Side Show. St. James Theatre (see Broadway). Book and lyrics by Bill Russell. Music by Henry Krieger. Directed by Bill Condon. With Erin Davie, Emily Padgett. Running time: 2hrs 30mins. One intermission.
Side Show: In brief
A cult favorite when it premiered in 1997, this unlikely musical about vaudeville's famous Hilton sisters—conjoined twins Daisy and Violet—couldn't find a broad audience. This time, film director Bill Condon hopes to make the quirky tuner a hit. The music is by Henry Kreiger (Dreamgirls), and the book and lyrics are by Bill Russell.
Side Show: Theater review by Adam Feldman
When Side Show opened in 1997 for a brief Broadway run, the American musical was in crisis and the show seemed, to some, like a lifeline. If period-Americana tuners about unusual women in conformist worlds were your ball game, then here was a real double-header: the story of Daisy and Violet Hilton, conjoined twins who starred on the midway and vaudeville circuits during the Depression. At the time, many people seemed determined to think that Side Show was better than it was; and now, in Bill Condon’s darkly sumptuous revival, it really is better than it was. The musical has been extensively rewritten, with many new songs, richer side characters and a clearer let-your-Freaks-flag-fly message. Emily Padgett (as the stardom-eyed Daisy) and Erin Davie (as the shrinking Violet) work marvelously together, achieving both the requisite synchronicity and the trickier discreteness of personality. Ryan Silverman, Matthew Hydzik and the iron-voiced David St. Louis are impressive as their side men, and some scenes are genuinely moving.

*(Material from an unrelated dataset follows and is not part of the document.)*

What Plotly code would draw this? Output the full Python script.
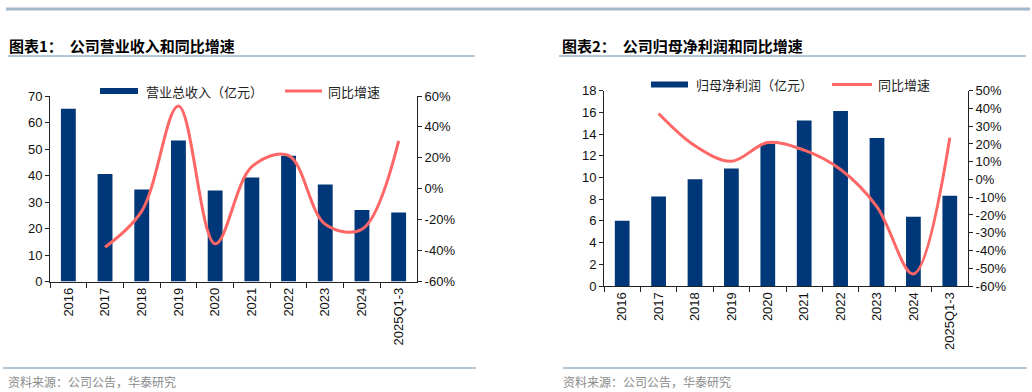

But while this sincere and stylishly designed production is perhaps the best that Side Show can be, that best, alas, isn’t great. Bill Russell’s lyrics—the leaden rhymes drilled into Henry Krieger’s tunes, the corny banalities of the declarative songs—continually jostle the musical into kitsch. “I will never leave you,” sing the inseparable sisters in the show’s most famous song. But although their vehicle has been tuned up, I don’t expect them to stay for long.—Theater review by Adam Feldman
THE BOTTOM LINE A first-rate production of a second-rate show.